Leave out every picture, then transcribe the rest of the listing exactly.

___ Source data ___

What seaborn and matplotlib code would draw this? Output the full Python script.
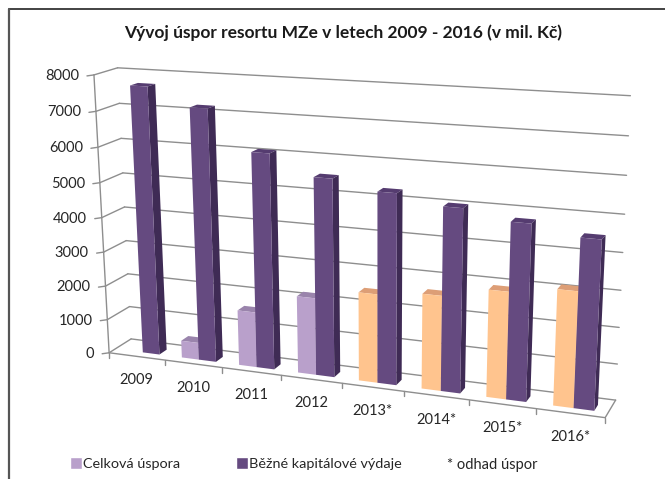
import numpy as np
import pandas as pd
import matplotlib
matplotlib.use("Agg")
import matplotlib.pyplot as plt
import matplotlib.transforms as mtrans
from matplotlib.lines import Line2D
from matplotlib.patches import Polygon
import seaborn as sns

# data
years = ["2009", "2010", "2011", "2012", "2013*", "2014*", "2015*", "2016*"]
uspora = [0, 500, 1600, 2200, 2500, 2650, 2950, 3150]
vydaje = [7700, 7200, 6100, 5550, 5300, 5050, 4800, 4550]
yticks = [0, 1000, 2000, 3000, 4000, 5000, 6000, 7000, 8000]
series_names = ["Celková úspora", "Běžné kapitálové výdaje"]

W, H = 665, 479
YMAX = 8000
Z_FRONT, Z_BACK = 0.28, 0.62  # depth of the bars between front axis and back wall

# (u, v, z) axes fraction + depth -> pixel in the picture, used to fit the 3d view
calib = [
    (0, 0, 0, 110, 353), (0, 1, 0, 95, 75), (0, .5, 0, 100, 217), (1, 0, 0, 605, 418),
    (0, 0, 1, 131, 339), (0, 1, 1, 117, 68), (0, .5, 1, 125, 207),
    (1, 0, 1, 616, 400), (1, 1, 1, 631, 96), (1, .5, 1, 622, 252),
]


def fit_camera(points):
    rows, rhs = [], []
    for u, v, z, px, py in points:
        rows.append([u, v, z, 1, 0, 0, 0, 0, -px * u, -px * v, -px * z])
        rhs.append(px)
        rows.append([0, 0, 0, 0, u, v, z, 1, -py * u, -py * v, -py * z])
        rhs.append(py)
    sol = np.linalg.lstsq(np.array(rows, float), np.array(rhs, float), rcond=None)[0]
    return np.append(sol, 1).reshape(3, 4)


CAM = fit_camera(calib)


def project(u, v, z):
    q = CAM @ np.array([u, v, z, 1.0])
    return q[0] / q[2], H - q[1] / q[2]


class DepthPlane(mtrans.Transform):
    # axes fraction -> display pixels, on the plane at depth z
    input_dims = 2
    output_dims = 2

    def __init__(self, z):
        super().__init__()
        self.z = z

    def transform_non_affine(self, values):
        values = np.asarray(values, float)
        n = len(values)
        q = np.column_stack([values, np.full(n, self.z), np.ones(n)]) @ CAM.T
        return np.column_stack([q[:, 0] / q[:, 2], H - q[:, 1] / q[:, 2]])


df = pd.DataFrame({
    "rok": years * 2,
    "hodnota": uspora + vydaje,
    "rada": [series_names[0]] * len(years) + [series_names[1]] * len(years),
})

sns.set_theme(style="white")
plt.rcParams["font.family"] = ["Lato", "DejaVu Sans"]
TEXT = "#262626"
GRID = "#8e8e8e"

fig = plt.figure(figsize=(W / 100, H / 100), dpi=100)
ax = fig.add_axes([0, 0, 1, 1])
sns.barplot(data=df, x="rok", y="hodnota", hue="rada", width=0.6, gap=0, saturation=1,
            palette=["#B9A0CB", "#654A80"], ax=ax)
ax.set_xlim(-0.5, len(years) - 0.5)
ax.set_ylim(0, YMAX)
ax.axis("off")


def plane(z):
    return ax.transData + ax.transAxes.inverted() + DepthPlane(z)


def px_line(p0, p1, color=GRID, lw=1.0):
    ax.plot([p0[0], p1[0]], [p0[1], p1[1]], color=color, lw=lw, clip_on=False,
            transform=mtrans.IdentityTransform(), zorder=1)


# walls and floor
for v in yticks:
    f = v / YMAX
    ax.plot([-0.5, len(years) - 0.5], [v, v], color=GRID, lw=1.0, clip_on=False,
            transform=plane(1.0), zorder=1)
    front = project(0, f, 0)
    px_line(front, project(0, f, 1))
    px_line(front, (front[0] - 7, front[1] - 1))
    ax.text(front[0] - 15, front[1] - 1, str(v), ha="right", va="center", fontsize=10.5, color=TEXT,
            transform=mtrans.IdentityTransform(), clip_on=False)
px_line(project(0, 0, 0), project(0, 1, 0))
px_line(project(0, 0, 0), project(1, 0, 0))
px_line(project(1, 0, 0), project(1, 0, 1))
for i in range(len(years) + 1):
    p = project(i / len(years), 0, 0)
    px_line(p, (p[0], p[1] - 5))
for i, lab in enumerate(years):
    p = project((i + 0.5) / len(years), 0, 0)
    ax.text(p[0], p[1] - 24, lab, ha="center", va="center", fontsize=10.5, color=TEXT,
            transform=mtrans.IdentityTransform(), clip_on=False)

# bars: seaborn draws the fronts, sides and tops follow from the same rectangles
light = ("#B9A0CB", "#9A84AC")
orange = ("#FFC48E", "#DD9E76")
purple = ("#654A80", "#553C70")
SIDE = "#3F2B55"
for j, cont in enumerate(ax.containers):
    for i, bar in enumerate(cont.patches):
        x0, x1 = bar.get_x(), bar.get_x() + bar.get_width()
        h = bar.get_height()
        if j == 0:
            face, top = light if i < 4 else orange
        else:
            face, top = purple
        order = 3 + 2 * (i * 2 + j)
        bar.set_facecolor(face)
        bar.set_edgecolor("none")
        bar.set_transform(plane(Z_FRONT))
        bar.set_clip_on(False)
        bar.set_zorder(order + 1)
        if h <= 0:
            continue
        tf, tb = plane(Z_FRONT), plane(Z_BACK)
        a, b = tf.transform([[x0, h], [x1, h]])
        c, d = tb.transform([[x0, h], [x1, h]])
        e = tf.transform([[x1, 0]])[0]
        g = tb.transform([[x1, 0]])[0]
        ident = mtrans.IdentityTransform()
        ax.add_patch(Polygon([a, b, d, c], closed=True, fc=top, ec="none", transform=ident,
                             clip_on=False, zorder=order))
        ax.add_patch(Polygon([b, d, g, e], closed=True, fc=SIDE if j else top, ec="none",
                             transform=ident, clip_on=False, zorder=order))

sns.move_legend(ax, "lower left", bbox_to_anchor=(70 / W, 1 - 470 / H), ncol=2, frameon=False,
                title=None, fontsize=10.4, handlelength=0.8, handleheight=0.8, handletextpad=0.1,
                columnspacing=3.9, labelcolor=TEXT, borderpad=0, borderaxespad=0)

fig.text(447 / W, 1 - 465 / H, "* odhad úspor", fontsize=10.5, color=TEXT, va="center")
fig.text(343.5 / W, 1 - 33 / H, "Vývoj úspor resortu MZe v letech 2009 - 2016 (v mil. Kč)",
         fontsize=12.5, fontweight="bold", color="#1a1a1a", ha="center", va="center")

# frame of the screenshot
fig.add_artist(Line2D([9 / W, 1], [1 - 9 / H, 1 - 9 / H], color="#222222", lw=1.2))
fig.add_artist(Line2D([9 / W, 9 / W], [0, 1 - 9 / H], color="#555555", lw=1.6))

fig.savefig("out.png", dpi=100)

___

# Output
What seaborn and matplotlib code would draw this? Output the full Python script.
import numpy as np
import pandas as pd
import matplotlib
matplotlib.use("Agg")
import matplotlib.pyplot as plt
import matplotlib.transforms as mtrans
from matplotlib.lines import Line2D
from matplotlib.patches import Polygon
import seaborn as sns

# data
years = ["2009", "2010", "2011", "2012", "2013*", "2014*", "2015*", "2016*"]
uspora = [0, 500, 1600, 2200, 2500, 2650, 2950, 3150]
vydaje = [7700, 7200, 6100, 5550, 5300, 5050, 4800, 4550]
yticks = [0, 1000, 2000, 3000, 4000, 5000, 6000, 7000, 8000]
series_names = ["Celková úspora", "Běžné kapitálové výdaje"]

W, H = 665, 479
YMAX = 8000
Z_FRONT, Z_BACK = 0.28, 0.62  # depth of the bars between front axis and back wall

# (u, v, z) axes fraction + depth -> pixel in the picture, used to fit the 3d view
calib = [
    (0, 0, 0, 110, 353), (0, 1, 0, 95, 75), (0, .5, 0, 100, 217), (1, 0, 0, 605, 418),
    (0, 0, 1, 131, 339), (0, 1, 1, 117, 68), (0, .5, 1, 125, 207),
    (1, 0, 1, 616, 400), (1, 1, 1, 631, 96), (1, .5, 1, 622, 252),
]


def fit_camera(points):
    rows, rhs = [], []
    for u, v, z, px, py in points:
        rows.append([u, v, z, 1, 0, 0, 0, 0, -px * u, -px * v, -px * z])
        rhs.append(px)
        rows.append([0, 0, 0, 0, u, v, z, 1, -py * u, -py * v, -py * z])
        rhs.append(py)
    sol = np.linalg.lstsq(np.array(rows, float), np.array(rhs, float), rcond=None)[0]
    return np.append(sol, 1).reshape(3, 4)


CAM = fit_camera(calib)


def project(u, v, z):
    q = CAM @ np.array([u, v, z, 1.0])
    return q[0] / q[2], H - q[1] / q[2]


class DepthPlane(mtrans.Transform):
    # axes fraction -> display pixels, on the plane at depth z
    input_dims = 2
    output_dims = 2

    def __init__(self, z):
        super().__init__()
        self.z = z

    def transform_non_affine(self, values):
        values = np.asarray(values, float)
        n = len(values)
        q = np.column_stack([values, np.full(n, self.z), np.ones(n)]) @ CAM.T
        return np.column_stack([q[:, 0] / q[:, 2], H - q[:, 1] / q[:, 2]])


df = pd.DataFrame({
    "rok": years * 2,
    "hodnota": uspora + vydaje,
    "rada": [series_names[0]] * len(years) + [series_names[1]] * len(years),
})

sns.set_theme(style="white")
plt.rcParams["font.family"] = ["Lato", "DejaVu Sans"]
TEXT = "#262626"
GRID = "#8e8e8e"

fig = plt.figure(figsize=(W / 100, H / 100), dpi=100)
ax = fig.add_axes([0, 0, 1, 1])
sns.barplot(data=df, x="rok", y="hodnota", hue="rada", width=0.6, gap=0, saturation=1,
            palette=["#B9A0CB", "#654A80"], ax=ax)
ax.set_xlim(-0.5, len(years) - 0.5)
ax.set_ylim(0, YMAX)
ax.axis("off")


def plane(z):
    return ax.transData + ax.transAxes.inverted() + DepthPlane(z)


def px_line(p0, p1, color=GRID, lw=1.0):
    ax.plot([p0[0], p1[0]], [p0[1], p1[1]], color=color, lw=lw, clip_on=False,
            transform=mtrans.IdentityTransform(), zorder=1)


# walls and floor
for v in yticks:
    f = v / YMAX
    ax.plot([-0.5, len(years) - 0.5], [v, v], color=GRID, lw=1.0, clip_on=False,
            transform=plane(1.0), zorder=1)
    front = project(0, f, 0)
    px_line(front, project(0, f, 1))
    px_line(front, (front[0] - 7, front[1] - 1))
    ax.text(front[0] - 15, front[1] - 1, str(v), ha="right", va="center", fontsize=10.5, color=TEXT,
            transform=mtrans.IdentityTransform(), clip_on=False)
px_line(project(0, 0, 0), project(0, 1, 0))
px_line(project(0, 0, 0), project(1, 0, 0))
px_line(project(1, 0, 0), project(1, 0, 1))
for i in range(len(years) + 1):
    p = project(i / len(years), 0, 0)
    px_line(p, (p[0], p[1] - 5))
for i, lab in enumerate(years):
    p = project((i + 0.5) / len(years), 0, 0)
    ax.text(p[0], p[1] - 24, lab, ha="center", va="center", fontsize=10.5, color=TEXT,
            transform=mtrans.IdentityTransform(), clip_on=False)

# bars: seaborn draws the fronts, sides and tops follow from the same rectangles
light = ("#B9A0CB", "#9A84AC")
orange = ("#FFC48E", "#DD9E76")
purple = ("#654A80", "#553C70")
SIDE = "#3F2B55"
for j, cont in enumerate(ax.containers):
    for i, bar in enumerate(cont.patches):
        x0, x1 = bar.get_x(), bar.get_x() + bar.get_width()
        h = bar.get_height()
        if j == 0:
            face, top = light if i < 4 else orange
        else:
            face, top = purple
        order = 3 + 2 * (i * 2 + j)
        bar.set_facecolor(face)
        bar.set_edgecolor("none")
        bar.set_transform(plane(Z_FRONT))
        bar.set_clip_on(False)
        bar.set_zorder(order + 1)
        if h <= 0:
            continue
        tf, tb = plane(Z_FRONT), plane(Z_BACK)
        a, b = tf.transform([[x0, h], [x1, h]])
        c, d = tb.transform([[x0, h], [x1, h]])
        e = tf.transform([[x1, 0]])[0]
        g = tb.transform([[x1, 0]])[0]
        ident = mtrans.IdentityTransform()
        ax.add_patch(Polygon([a, b, d, c], closed=True, fc=top, ec="none", transform=ident,
                             clip_on=False, zorder=order))
        ax.add_patch(Polygon([b, d, g, e], closed=True, fc=SIDE if j else top, ec="none",
                             transform=ident, clip_on=False, zorder=order))

sns.move_legend(ax, "lower left", bbox_to_anchor=(70 / W, 1 - 470 / H), ncol=2, frameon=False,
                title=None, fontsize=10.4, handlelength=0.8, handleheight=0.8, handletextpad=0.1,
                columnspacing=3.9, labelcolor=TEXT, borderpad=0, borderaxespad=0)

fig.text(447 / W, 1 - 465 / H, "* odhad úspor", fontsize=10.5, color=TEXT, va="center")
fig.text(343.5 / W, 1 - 33 / H, "Vývoj úspor resortu MZe v letech 2009 - 2016 (v mil. Kč)",
         fontsize=12.5, fontweight="bold", color="#1a1a1a", ha="center", va="center")

# frame of the screenshot
fig.add_artist(Line2D([9 / W, 1], [1 - 9 / H, 1 - 9 / H], color="#222222", lw=1.2))
fig.add_artist(Line2D([9 / W, 9 / W], [0, 1 - 9 / H], color="#555555", lw=1.6))

fig.savefig("out.png", dpi=100)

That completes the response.